The fact of the matter is that without a good return policy, your business could suffer. People expect a lot out of businesses, and if you don’t meet those expectations, you could be looking at a world of trouble. So what makes a good return policy?
Historically, the “if you don’t like this product, your money back!” policy is one of the classics, even for infomercials. There is an implicit guarantee of quality behind a statement like that, and if they really do hate it they can get every penny back in their pocket if they wish. However, because of all-encompassing return policies like this, a good return policy has become more of a marketing weapon than a business standard – making it even more important.
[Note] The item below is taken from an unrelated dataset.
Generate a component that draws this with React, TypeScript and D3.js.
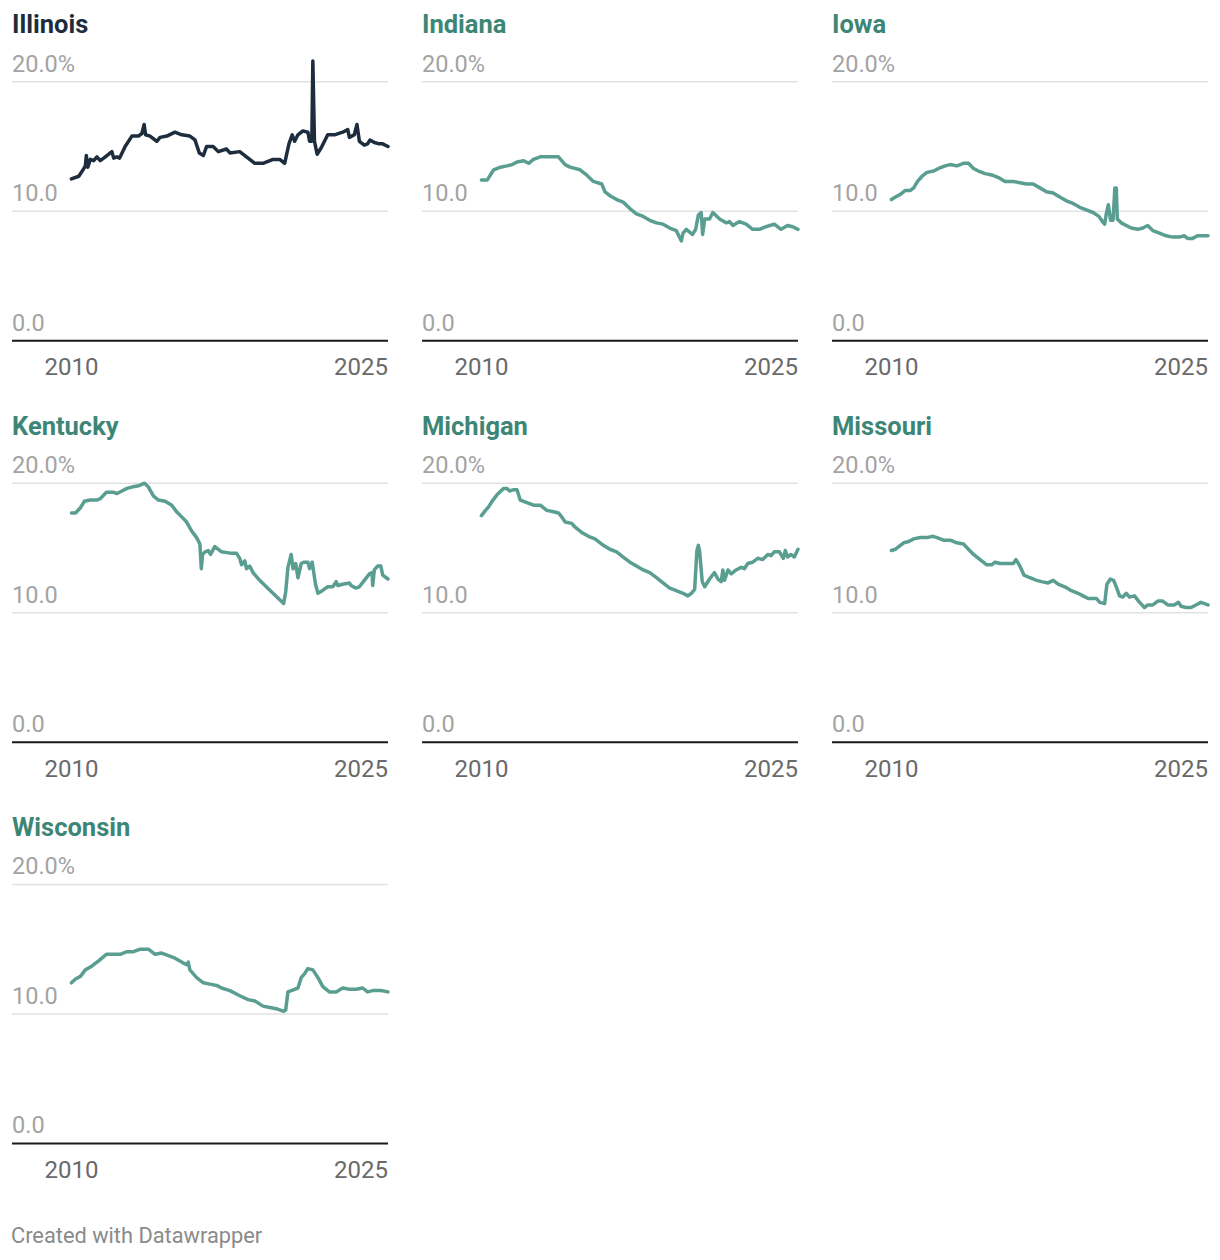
import React from "react";
import * as d3 from "d3";

// [decimal year, percent]
const illinois: [number, number][] = [
  [2010.0, 12.5], [2010.36, 12.7], [2010.57, 13.2], [2010.68, 13.5], [2010.73, 14.3],
  [2010.8, 13.4], [2010.93, 14.0], [2011.09, 13.9], [2011.25, 14.2], [2011.41, 13.9],
  [2011.66, 14.2], [2011.98, 14.6], [2012.07, 14.1], [2012.23, 14.2], [2012.36, 14.1],
  [2012.63, 15.0], [2012.96, 15.8], [2013.28, 15.8], [2013.45, 16.0], [2013.56, 16.7],
  [2013.63, 15.9], [2013.85, 15.8], [2014.18, 15.4], [2014.34, 15.7], [2014.67, 15.8],
  [2015.07, 16.1], [2015.4, 15.9], [2015.8, 15.8], [2016.05, 15.5], [2016.26, 14.5],
  [2016.46, 14.3], [2016.62, 15.0], [2016.94, 15.0], [2017.19, 14.6], [2017.59, 14.8],
  [2017.76, 14.5], [2018.24, 14.6], [2018.57, 14.2], [2018.73, 14.0], [2018.98, 13.7],
  [2019.38, 13.7], [2019.87, 14.0], [2020.2, 14.0], [2020.44, 13.7], [2020.65, 15.2],
  [2020.81, 15.9], [2020.93, 15.4], [2021.09, 15.9], [2021.33, 16.2], [2021.58, 16.1],
  [2021.66, 15.4], [2021.77, 15.4], [2021.82, 21.6], [2021.9, 15.4], [2022.03, 14.4],
  [2022.23, 14.9], [2022.55, 15.9], [2022.88, 15.9], [2023.28, 16.1], [2023.53, 16.3],
  [2023.61, 15.7], [2023.85, 15.9], [2023.98, 16.7], [2024.1, 15.4], [2024.34, 15.1],
  [2024.5, 15.2], [2024.62, 15.5], [2024.83, 15.3], [2025.07, 15.2], [2025.24, 15.2],
  [2025.5, 15.0],
];

const indiana: [number, number][] = [
  [2010.0, 12.4], [2010.28, 12.4], [2010.6, 13.2], [2010.93, 13.4], [2011.25, 13.5],
  [2011.5, 13.6], [2011.74, 13.8], [2012.07, 13.9], [2012.31, 13.7], [2012.55, 14.0],
  [2012.88, 14.2], [2013.37, 14.2], [2013.77, 14.2], [2014.1, 13.6], [2014.34, 13.4],
  [2014.83, 13.2], [2015.15, 12.8], [2015.48, 12.3], [2015.89, 12.1], [2016.05, 11.5],
  [2016.29, 11.2], [2016.62, 10.9], [2016.94, 10.7], [2017.27, 10.2], [2017.59, 9.8],
  [2017.92, 9.6], [2018.24, 9.3], [2018.57, 9.1], [2018.89, 9.0], [2019.22, 8.7],
  [2019.54, 8.5], [2019.79, 7.7], [2019.87, 8.3], [2020.03, 8.6], [2020.33, 8.2],
  [2020.49, 8.6], [2020.62, 9.7], [2020.76, 9.9], [2020.83, 8.2], [2020.93, 9.4],
  [2021.17, 9.4], [2021.33, 9.9], [2021.66, 9.4], [2021.98, 9.1], [2022.15, 9.2],
  [2022.31, 8.9], [2022.63, 9.2], [2022.96, 9.0], [2023.28, 8.6], [2023.61, 8.6],
  [2023.93, 8.8], [2024.34, 9.0], [2024.67, 8.6], [2024.99, 8.9], [2025.24, 8.8],
  [2025.5, 8.6],
];

const iowa: [number, number][] = [
  [2010.0, 10.9], [2010.2, 11.1], [2010.44, 11.3], [2010.68, 11.6], [2010.93, 11.6],
  [2011.09, 11.8], [2011.28, 12.3], [2011.5, 12.7], [2011.74, 13.0], [2012.07, 13.1],
  [2012.31, 13.3], [2012.63, 13.5], [2012.88, 13.6], [2013.2, 13.5], [2013.53, 13.7],
  [2013.77, 13.7], [2014.02, 13.3], [2014.26, 13.1], [2014.59, 12.9], [2014.91, 12.8],
  [2015.24, 12.6], [2015.56, 12.3], [2015.97, 12.3], [2016.29, 12.2], [2016.62, 12.1],
  [2016.94, 12.1], [2017.27, 11.8], [2017.59, 11.5], [2017.92, 11.4], [2018.24, 11.1],
  [2018.57, 10.8], [2018.89, 10.6], [2019.22, 10.3], [2019.54, 10.1], [2019.87, 9.9],
  [2020.16, 9.6], [2020.33, 9.2], [2020.44, 9.0], [2020.52, 9.8], [2020.62, 10.5],
  [2020.73, 9.3], [2020.85, 9.3], [2020.94, 11.8], [2021.01, 11.8], [2021.06, 9.4],
  [2021.25, 9.1], [2021.5, 8.9], [2021.74, 8.7], [2022.07, 8.6], [2022.31, 8.7],
  [2022.55, 8.9], [2022.8, 8.5], [2023.12, 8.3], [2023.45, 8.1], [2023.77, 8.0],
  [2024.1, 8.0], [2024.34, 8.1], [2024.5, 7.9], [2024.75, 7.9], [2024.99, 8.1],
  [2025.24, 8.1], [2025.5, 8.1],
];

const kentucky: [number, number][] = [
  [2010.0, 17.7], [2010.2, 17.7], [2010.44, 18.1], [2010.63, 18.6], [2010.93, 18.7],
  [2011.25, 18.7], [2011.41, 18.8], [2011.71, 19.3], [2012.07, 19.3], [2012.23, 19.2],
  [2012.47, 19.4], [2012.72, 19.6], [2012.96, 19.7], [2013.28, 19.8], [2013.58, 20.0],
  [2013.77, 19.7], [2014.02, 19.0], [2014.26, 18.7], [2014.59, 18.6], [2014.91, 18.3],
  [2015.15, 17.8], [2015.4, 17.4], [2015.64, 17.0], [2015.89, 16.3], [2016.13, 15.8],
  [2016.29, 15.3], [2016.36, 13.4], [2016.42, 14.5], [2016.54, 14.7], [2016.7, 14.8],
  [2016.81, 14.5], [2017.02, 15.1], [2017.35, 14.7], [2017.76, 14.6], [2018.08, 14.6],
  [2018.24, 14.2], [2018.33, 13.7], [2018.49, 14.0], [2018.57, 13.4], [2018.73, 13.6],
  [2018.89, 13.1], [2019.22, 12.5], [2019.54, 12.0], [2019.87, 11.5], [2020.2, 11.0],
  [2020.39, 10.7], [2020.49, 11.6], [2020.6, 13.5], [2020.76, 14.5], [2020.85, 13.4],
  [2020.98, 13.8], [2021.09, 12.7], [2021.25, 13.8], [2021.37, 13.9], [2021.58, 13.9],
  [2021.66, 13.4], [2021.79, 13.9], [2021.95, 12.2], [2022.07, 11.5], [2022.28, 11.7],
  [2022.55, 12.0], [2022.8, 12.0], [2022.96, 12.4], [2023.04, 12.1], [2023.28, 12.2],
  [2023.61, 12.3], [2023.69, 12.1], [2023.93, 11.9], [2024.1, 12.0], [2024.34, 12.5],
  [2024.59, 13.0], [2024.72, 13.1], [2024.75, 12.1], [2024.83, 13.3], [2024.99, 13.6],
  [2025.15, 13.6], [2025.24, 12.9], [2025.5, 12.6],
];

const michigan: [number, number][] = [
  [2010.0, 17.5], [2010.2, 17.9], [2010.36, 18.2], [2010.52, 18.6], [2010.76, 19.1],
  [2011.09, 19.6], [2011.25, 19.6], [2011.38, 19.4], [2011.58, 19.5], [2011.74, 19.5],
  [2011.9, 18.7], [2012.23, 18.5], [2012.55, 18.3], [2012.88, 18.3], [2013.2, 17.9],
  [2013.53, 17.8], [2013.77, 17.7], [2013.93, 17.4], [2014.1, 17.0], [2014.42, 16.9],
  [2014.59, 16.6], [2014.91, 16.2], [2015.24, 15.9], [2015.56, 15.7], [2015.97, 15.2],
  [2016.29, 14.9], [2016.62, 14.7], [2016.94, 14.3], [2017.27, 13.9], [2017.59, 13.6],
  [2017.92, 13.3], [2018.24, 13.1], [2018.57, 12.7], [2018.89, 12.3], [2019.22, 11.9],
  [2019.54, 11.7], [2019.87, 11.5], [2020.11, 11.3], [2020.28, 11.5], [2020.44, 11.8],
  [2020.55, 14.8], [2020.62, 15.2], [2020.68, 14.8], [2020.81, 12.4], [2020.93, 12.0],
  [2021.17, 12.6], [2021.41, 13.1], [2021.58, 12.6], [2021.74, 12.4], [2021.82, 13.3],
  [2021.9, 12.5], [2022.07, 13.3], [2022.23, 13.0], [2022.47, 13.3], [2022.72, 13.5],
  [2022.88, 13.4], [2023.04, 13.8], [2023.28, 13.9], [2023.53, 14.2], [2023.77, 14.1],
  [2024.02, 14.5], [2024.18, 14.4], [2024.34, 14.7], [2024.59, 14.7], [2024.78, 14.2],
  [2024.88, 14.8], [2024.99, 14.3], [2025.15, 14.5], [2025.32, 14.3], [2025.5, 14.9],
];

const missouri: [number, number][] = [
  [2010.0, 14.8], [2010.2, 14.9], [2010.36, 15.1], [2010.6, 15.4], [2010.85, 15.5],
  [2011.09, 15.7], [2011.41, 15.8], [2011.74, 15.8], [2012.03, 15.9], [2012.23, 15.8],
  [2012.55, 15.6], [2012.88, 15.6], [2013.2, 15.4], [2013.53, 15.3], [2013.77, 14.9],
  [2014.02, 14.5], [2014.34, 14.1], [2014.67, 13.7], [2014.91, 13.7], [2015.07, 13.9],
  [2015.32, 13.8], [2015.64, 13.8], [2015.97, 13.8], [2016.1, 14.1], [2016.29, 13.6],
  [2016.49, 12.9], [2016.78, 12.7], [2017.11, 12.5], [2017.35, 12.4], [2017.67, 12.3],
  [2017.92, 12.5], [2018.16, 12.2], [2018.49, 12.0], [2018.81, 11.7], [2019.14, 11.5],
  [2019.38, 11.3], [2019.63, 11.1], [2020.03, 11.1], [2020.2, 10.8], [2020.44, 10.7],
  [2020.55, 12.2], [2020.72, 12.6], [2020.88, 12.5], [2021.01, 12.0], [2021.17, 11.3],
  [2021.33, 11.2], [2021.5, 11.5], [2021.66, 11.2], [2021.9, 11.3], [2022.15, 10.8],
  [2022.39, 10.4], [2022.55, 10.6], [2022.8, 10.6], [2023.04, 10.9], [2023.28, 10.9],
  [2023.53, 10.6], [2023.85, 10.6], [2024.05, 10.8], [2024.18, 10.5], [2024.42, 10.4],
  [2024.67, 10.4], [2024.91, 10.6], [2025.15, 10.8], [2025.5, 10.6],
];

const wisconsin: [number, number][] = [
  [2010.0, 12.4], [2010.2, 12.7], [2010.44, 12.9], [2010.68, 13.4], [2011.01, 13.7],
  [2011.33, 14.1], [2011.71, 14.6], [2012.07, 14.6], [2012.39, 14.6], [2012.72, 14.8],
  [2013.04, 14.8], [2013.37, 15.0], [2013.77, 15.0], [2014.1, 14.6], [2014.42, 14.7],
  [2014.75, 14.5], [2015.07, 14.3], [2015.4, 14.0], [2015.64, 13.8], [2015.72, 14.0],
  [2015.8, 13.4], [2016.13, 12.8], [2016.46, 12.4], [2016.78, 12.3], [2017.11, 12.2],
  [2017.35, 12.0], [2017.76, 11.8], [2018.24, 11.4], [2018.65, 11.1], [2018.98, 11.0],
  [2019.38, 10.6], [2019.71, 10.5], [2020.03, 10.4], [2020.39, 10.2], [2020.49, 10.3],
  [2020.6, 11.7], [2020.76, 11.8], [2020.93, 11.9], [2021.09, 12.0], [2021.25, 12.8],
  [2021.41, 13.1], [2021.58, 13.5], [2021.82, 13.4], [2022.07, 12.8], [2022.31, 12.1],
  [2022.63, 11.7], [2022.96, 11.7], [2023.28, 12.0], [2023.61, 11.9], [2023.93, 11.9],
  [2024.26, 12.0], [2024.5, 11.7], [2024.75, 11.8], [2025.15, 11.8], [2025.5, 11.7],
];

const states = ["Illinois", "Indiana", "Iowa", "Kentucky", "Michigan", "Missouri", "Wisconsin"];
const series = [illinois, indiana, iowa, kentucky, michigan, missouri, wisconsin];
const highlighted = "Illinois";
const yTicks = [0, 10, 20];
const yTickLabels = ["0.0", "10.0", "20.0%"];
const xTicks = [2010, 2025];

const W = 1220;
const H = 1260;
const colX = [12, 422, 832];
const rowY = [0, 401.5, 802.7];
const panelW = 376;

const darkLine = "#1e2d3d";
const tealLine = "#5a9e92";
const tealTitle = "#3d8676";

const x = d3.scaleLinear().domain([2007.09, 2025.5]).range([0, panelW]);
const y = d3.scaleLinear().domain([0, 20]).range([340.7, 81.7]);
const line = d3
  .line<[number, number]>()
  .x((d) => x(d[0]))
  .y((d) => y(d[1]));

const Panel = ({ name, data, px, py }: { name: string; data: [number, number][]; px: number; py: number }) => {
  const isHi = name === highlighted;
  return (
    <g transform={`translate(${px},${py})`}>
      <text x={0} y={33} fontSize={25.5} fontWeight={700} fill={isHi ? darkLine : tealTitle}>
        {name}
      </text>
      {yTicks.map((t, i) => (
        <g key={t}>
          {t !== 0 && <line x1={0} x2={panelW} y1={y(t)} y2={y(t)} stroke="#e1e1e1" strokeWidth={1.5} />}
          <text x={0} y={y(t) - 10} fontSize={23.5} fill="#a3a3a3">
            {yTickLabels[i]}
          </text>
        </g>
      ))}
      <path
        d={line(data) || ""}
        fill="none"
        stroke={isHi ? darkLine : tealLine}
        strokeWidth={3.5}
        strokeLinejoin="round"
        strokeLinecap="round"
      />
      <line x1={0} x2={panelW} y1={y(0)} y2={y(0)} stroke="#1a1a1a" strokeWidth={2} />
      {xTicks.map((t) => {
        const pos = x(t);
        const anchorEnd = pos + 28 > panelW;
        return (
          <text
            key={t}
            x={anchorEnd ? panelW : pos}
            y={375}
            fontSize={24}
            fill="#6a6a6a"
            textAnchor={anchorEnd ? "end" : "middle"}
          >
            {t}
          </text>
        );
      })}
    </g>
  );
};

export default function App() {
  return (
    <svg
      width={W}
      height={H}
      style={{ position: "absolute", left: 0, top: 0, background: "#fff" }}
      fontFamily="Roboto, sans-serif"
    >
      {states.map((s, i) => (
        <Panel key={s} name={s} data={series[i]} px={colX[i % 3]} py={rowY[Math.floor(i / 3)]} />
      ))}
      <text x={11} y={1243} fontSize={21.8} fill="#8a8a8a">
        Created with Datawrapper
      </text>
    </svg>
  );
}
If you don’t think you can afford this kind of return policy, you can always try it and see if it works for you. If it doesn’t, then it’s possible that you’re getting too many returns, at which point you should very much consider the quality of what you’re selling.
Long Return Time
For plain brick and mortar stores, 90 day returns make sense. This is because not everything gets used right away, and people are busy and may not notice a flaw until after a few uses. However, if you’re an exclusively online seller, then you can have a shorter “trial-period” – thirty days is standard, or even two weeks if the product is digital or a customer gains immediate access after payment.
Full Refund (No Strings Attached)
It’s incredibly important that you don’t attach strings to your refund if at all possible. Sometimes these strings include a reduced amount back if returned after a certain time period; buyer must pay return shipping; item must be in the same condition that it came in and, if it isn’t, you may not get your money back at all. While some of these policies can be unavoidable for certain services or products, overall they aren’t great things to throw on your customers. You should be backing the quality of your products, after all, meaning that you should eat the profit loss if a product doesn’t live up to a customer’s standards.
Regardless of whether you have a return policy or not, now is a great time to look over your policy (or make one) to ensure a customer’s satisfaction.